Forrest cries twice in the film. Once, when Jenny tells him that he has a child. Then, when Jenny dies. Its poetic that the man who runs fast enough to get into college and graduate and outrun guns and bullets in a forest in Vietnam can't run fast enough to catch the love of his life, nor get her to stay with him after he finally catches her. No one outruns death, and no one can catch a heart that doesn't want to stay. Forrest Gump's story is a tragedy because he spends his whole life chasing after that angelic voice that told him "You can sit here if you life." And just as he finally got it, it left him, this time for good.


It's also a tragedy because of what it exposes in us. Forrest is the unwilling narrator to some of the worst incidents of violence and corruption in America. The Watergate incident, multiple assassination attempts on presidents, some successful some not, the Vietnam war. He sees them through eyes that are free of prejudice and free of political parties, and so do we, through his eyes. And it really demonstrates how ridiculous we can be sometimes. He ran for nothing, yet somehow all of us had to tie some significance to things always (in fact, that's what I'm doing, right now. Ironic, much?), and he does things just for doing them, and somehow, things always turn out all right.


But what about us?


So many things limit us, and therein lies the tragedy of Forrest Gump to a more practical level. He has a lower IQ than the average person, yet he is uninhibited and free. He does what he wants to do, because he wants to do them. He doesn't consider anything else beyond a simple, "I try to be a man of my word."

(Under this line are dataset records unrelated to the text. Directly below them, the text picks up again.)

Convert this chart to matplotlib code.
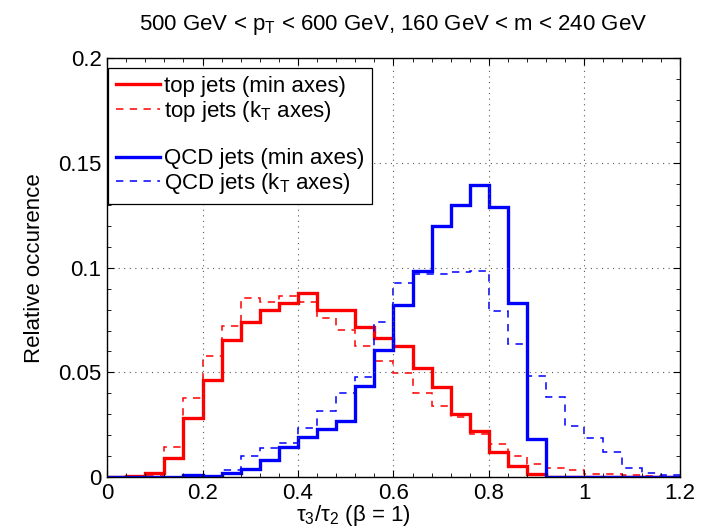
"""Recreate tau3/tau2 N-subjettiness histogram (top vs QCD, min vs kT axes)."""

import matplotlib
matplotlib.use("Agg")
import matplotlib.pyplot as plt
import numpy as np
from matplotlib.lines import Line2D

plt.rcParams["font.family"] = ["Liberation Sans", "DejaVu Sans"]
plt.rcParams["mathtext.fontset"] = "custom"
plt.rcParams["mathtext.rm"] = "Liberation Sans"
plt.rcParams["mathtext.it"] = "Liberation Sans"
plt.rcParams["mathtext.default"] = "regular"

# bin edges, width 0.04 from 0 to 1.2
edges = np.round(np.arange(31) * 0.04, 2)

top_min = [0, 0.0005, 0.002, 0.009, 0.0283, 0.0463, 0.0657, 0.074, 0.0797, 0.0832,
           0.0877, 0.0797, 0.0797, 0.0718, 0.0662, 0.0627, 0.0522, 0.043, 0.0301, 0.0222,
           0.0122, 0.0055, 0.0013, 0, 0, 0, 0, 0, 0, 0]
top_kt = [0, 0, 0.001, 0.0142, 0.038, 0.0579, 0.0722, 0.0854, 0.0835, 0.0866,
          0.0835, 0.0762, 0.0702, 0.0625, 0.0555, 0.0495, 0.0403, 0.0339, 0.0288, 0.0208,
          0.0157, 0.010, 0.0062, 0.0046, 0.0033, 0.0014, 0.0014, 0.001, 0.0005, 0]
qcd_min = [0, 0, 0, 0.0003, 0.0012, 0.0006, 0.002, 0.0037, 0.0084, 0.0145,
           0.0192, 0.0232, 0.0267, 0.0436, 0.0608, 0.0821, 0.0986, 0.1197, 0.1301, 0.1394,
           0.129, 0.0829, 0.0183, 0, 0, 0, 0, 0, 0, 0]
qcd_kt = [0, 0, 0, 0, 0.0005, 0.0005, 0.0033, 0.010, 0.014, 0.0164,
          0.0236, 0.0315, 0.0404, 0.0476, 0.0739, 0.0928, 0.0972, 0.0972, 0.098, 0.0983,
          0.0792, 0.0638, 0.0482, 0.0383, 0.0244, 0.0188, 0.0118, 0.0045, 0.0018, 0.0011]

labels = [r"top jets (min axes)", r"top jets (k$_T$ axes)",
          r"QCD jets (min axes)", r"QCD jets (k$_T$ axes)"]

FS = 16
LW_SOLID = 2.4
LW_DASH = 1.1
dash = (0, (4.8, 4.2))

fig = plt.figure(figsize=(7.14, 5.29), dpi=100)
ax = fig.add_axes([0.150, 0.098, 0.802, 0.792])

ax.stairs(top_min, edges, color="red", linewidth=LW_SOLID, baseline=None)
ax.stairs(top_kt, edges, color="red", linewidth=LW_DASH, linestyle=dash, baseline=None)
ax.stairs(qcd_min, edges, color="blue", linewidth=LW_SOLID, baseline=None)
ax.stairs(qcd_kt, edges, color="blue", linewidth=LW_DASH, linestyle=dash, baseline=None)

ax.set_xlim(0, 1.2)
ax.set_ylim(0, 0.2)
ax.set_xticks([0, 0.2, 0.4, 0.6, 0.8, 1, 1.2])
ax.set_xticklabels(["0", "0.2", "0.4", "0.6", "0.8", "1", "1.2"])
ax.set_yticks([0, 0.05, 0.1, 0.15, 0.2])
ax.set_yticklabels(["0", "0.05", "0.1", "0.15", "0.2"])
ax.set_xticks(np.round(np.arange(31) * 0.04, 2), minor=True)
ax.set_yticks(np.round(np.arange(21) * 0.01, 2), minor=True)
ax.tick_params(which="both", direction="in", top=True, right=True, labelsize=FS)
ax.tick_params(which="major", length=5, pad=4)
ax.tick_params(which="minor", length=3)
ax.grid(True, which="major", linestyle=(0, (1, 4)), color="0.35", linewidth=0.8)
for s in ax.spines.values():
    s.set_linewidth(1.0)

ax.set_xlabel(r"$\tau_3/\tau_2$ ($\beta$ = 1)", fontsize=FS)
ax.xaxis.set_label_coords(0.43, -0.062)
ax.set_ylabel("Relative occurence", fontsize=FS)
ax.yaxis.set_label_coords(-0.108, 0.5)
ax.set_title(r"500 GeV < p$_T$ < 600 GeV, 160 GeV < m < 240 GeV", fontsize=FS, pad=20)

handles = [
    Line2D([], [], color="red", linewidth=LW_SOLID),
    Line2D([], [], color="red", linewidth=LW_DASH, linestyle=dash),
    Line2D([], [], color="none"),
    Line2D([], [], color="blue", linewidth=LW_SOLID),
    Line2D([], [], color="blue", linewidth=LW_DASH, linestyle=dash),
]
leg_labels = [labels[0], labels[1], "", labels[2], labels[3]]
leg = ax.legend(handles, leg_labels, loc="upper left", fontsize=FS, frameon=True,
                fancybox=False, edgecolor="black", framealpha=1, borderaxespad=0.0,
                handlelength=2.0, handletextpad=0.15, labelspacing=0.08,
                borderpad=0.35, bbox_to_anchor=(0.002, 0.976))
leg.get_frame().set_linewidth(0.9)

fig.savefig("out.png", dpi=100)
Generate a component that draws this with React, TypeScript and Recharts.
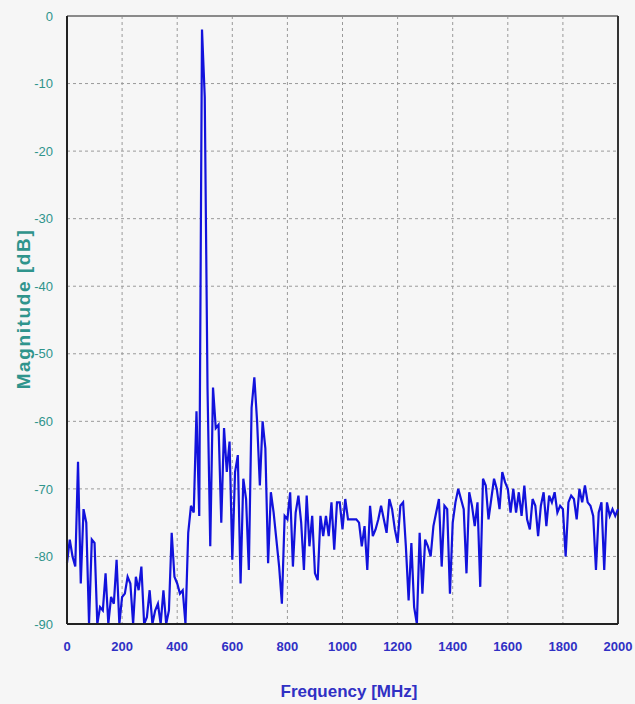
import React from 'react';
import { CartesianGrid, Line, LineChart, ReferenceLine, XAxis, YAxis } from 'recharts';

// spectrum sampled every 10 MHz, 0..2000 MHz
const STEP_MHZ = 10;

const MAGNITUDE_DB = [
  -81, -77.5, -80, -81.5, -66, -84, -73, -75, -90, -77.5,
  -78, -90, -87.5, -88, -82.5, -90, -86, -87, -80.5, -90,
  -86, -85.5, -83, -84, -90, -83, -85, -81.5, -90, -89,
  -85, -90, -88, -87, -90, -85, -90, -88, -76.5, -83,
  -84, -85.5, -85, -90, -76.5, -72.5, -73.5, -58.5, -74, -2,
  -12, -55, -78.5, -55, -61, -60.5, -75, -61, -67.5, -63,
  -80.5, -67.5, -65, -84, -68.5, -71.5, -82, -58, -53.5, -60,
  -69.5, -60, -64, -81, -70.5, -73.5, -77.5, -81.5, -87, -74,
  -74.5, -70.5, -81.5, -73.5, -71, -75, -82, -71, -78.5, -74,
  -82.5, -83.5, -74, -77, -74, -77, -72, -79, -72, -72,
  -76, -71.5, -74.5, -74.5, -74.5, -74.5, -75, -78.5, -75.5, -82,
  -72.5, -77, -76, -74.5, -72.5, -74.5, -76.5, -71.5, -73, -76,
  -78, -72.5, -72, -78.5, -86.5, -78, -87.5, -90, -76.5, -85.5,
  -77.5, -78.5, -80, -75.5, -73.5, -71.5, -81.5, -72.5, -73, -85.5,
  -75, -72, -70, -71.5, -73, -82.5, -70.5, -72.5, -75.5, -72,
  -84.5, -68.5, -69.5, -74.5, -71.5, -68.5, -70, -73, -67.5, -69,
  -70, -73.5, -70, -73.5, -70.5, -74, -69.5, -74.5, -76, -71.5,
  -72.5, -77, -72.5, -70.5, -75.5, -71, -72, -70.5, -73.5, -72.5,
  -73, -80, -72, -71, -71.5, -74.5, -70, -72, -69.5, -72,
  -72.5, -74, -82, -73.5, -72, -82, -72, -74, -73, -74,
  -73,
];

const X_TICKS = [0, 200, 400, 600, 800, 1000, 1200, 1400, 1600, 1800, 2000];
const Y_TICKS = [0, -10, -20, -30, -40, -50, -60, -70, -80, -90];

const data = MAGNITUDE_DB.map((m, i) => ({ freq: i * STEP_MHZ, mag: m }));

const FONT = "'Liberation Sans Narrow', 'Arial Narrow', 'Liberation Sans', sans-serif";
const TEAL = '#2f948c';
const BLUE = '#3030c4';

const YTitle = () => (
  <text
    x={23}
    y={309}
    transform="rotate(-90 23 309)"
    textAnchor="middle"
    dominantBaseline="central"
    fill={TEAL}
    fontSize={19}
    fontWeight="bold"
    letterSpacing={1.6}
    fontFamily={FONT}
  >
    Magnitude [dB]
  </text>
);

const XTitle = () => (
  <text
    x={349}
    y={691}
    textAnchor="middle"
    dominantBaseline="central"
    fill={BLUE}
    fontSize={17}
    fontWeight="bold"
    fontFamily={FONT}
  >
    Frequency [MHz]
  </text>
);

export default function App() {
  return (
    <div style={{ position: 'absolute', left: 0, top: 0, width: 635, height: 704, background: '#f6f6f6' }}>
      <LineChart width={635} height={704} data={data} margin={{ top: 16, right: 17, left: 0, bottom: 0 }}>
        <CartesianGrid stroke="#9a9a9a" strokeDasharray="3 3" />
        <XAxis
          dataKey="freq"
          type="number"
          domain={[0, 2000]}
          ticks={X_TICKS}
          height={80}
          axisLine={{ stroke: '#222', strokeWidth: 2 }}
          tickLine={false}
          tickMargin={12}
          tick={{ fill: BLUE, fontSize: 13, fontWeight: 'bold', fontFamily: FONT }}
          label={<XTitle />}
        />
        <YAxis
          type="number"
          domain={[-90, 0]}
          ticks={Y_TICKS}
          width={67}
          axisLine={{ stroke: '#222', strokeWidth: 2 }}
          tickLine={false}
          tickMargin={8}
          tick={{ fill: TEAL, fontSize: 13, fontFamily: FONT }}
          label={<YTitle />}
        />
        <ReferenceLine y={0} stroke="#8a8a8a" strokeWidth={2} />
        <ReferenceLine x={2000} stroke="#333" strokeWidth={2} />
        <Line
          type="linear"
          dataKey="mag"
          stroke="#1212dc"
          strokeWidth={2.2}
          dot={false}
          isAnimationActive={false}
        />
      </LineChart>
    </div>
  );
}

He teaches us all something, sitting there on the bench with a suitcase full of his favorite things and a silly smile on his face waiting to go see the love of his life. He teaches us that life really is a box of chocolates, and that you never know what you are going to get. But he also teaches us that life is like a box of chocolates, and you never know what you will get until you try it.



Who would've thought I would enjoy this film, huh? But I'm glad I watched it. And I'm glad I watched it today, because Independence day is today and I am not feeling particularly independent with all the restrictions tied to my reproductive organs. Just want to put that out there.


Happy Monday!!

(I will not say happy 4th of July, and I hope SCOTUS is ashamed of themselves.)